I needed to make that confession, because for years I’ve come down hard on the superficiality of American Judaism. It was the “Titanic” themed Bat Mitzvah party in Pittsburgh with the iceberg centerpiece that threw me overboard. So it was natural for me to perceive the shallowness of those who pose with red thread. But I’ve grown more tolerant since then. Two months ago, my eldest child Ethan made his Sinaitic climb to the bima, and as I watched his Jewish destiny begin to unfold I experienced for the first time as an adult the full power of the Bar Mitzvah rite. Even in America,
Especially in America.
I know how powerful Judaism can be, which is why I take Madonna seriously. She may not be Jewish – yet – but she is living, increasingly, a Jewish life. She’s even doing a concert tour of Israel this fall, and the morale boost Israelis will feel will be as real as the mitzvah she is performing. Madonna has a long way to go, but at least she is headed in the right direction: East. I guess you don’t have to be Jewish to be a Good Jew.
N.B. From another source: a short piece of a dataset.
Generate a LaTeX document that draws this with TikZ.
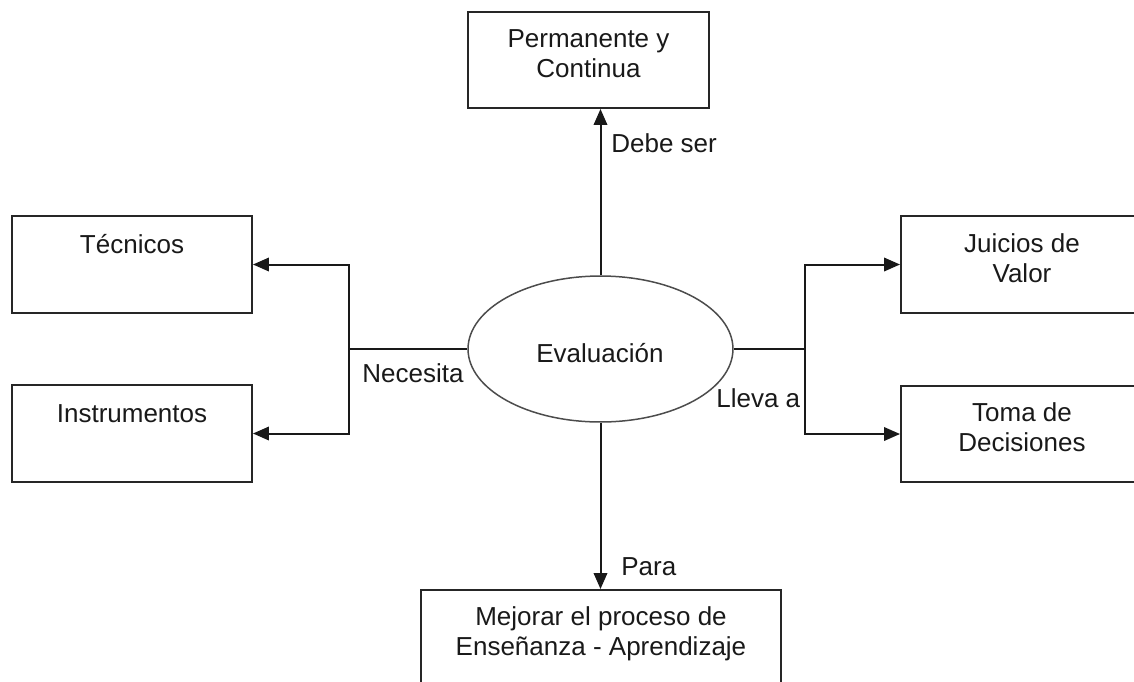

Demi Moore, of all people, put it best:
“I didn’t grow up Jewish, but I would say that I’ve been more exposed to the deeper meanings of particular rituals than any of my friends that did.”
As we celebrate 350 years of Jewish presence on these shores, some strange things are happening. While Jews have been focusing all of our attention on “The Passion,” some of our neighbors have become mighty passionate about Judaism. New forms of Jewish expression are attracting Americans in droves. As they say in Hollywood, “They like us! They really like us!” Maybe Krusty’s Bar Mitzvah can mark a turning point for us too.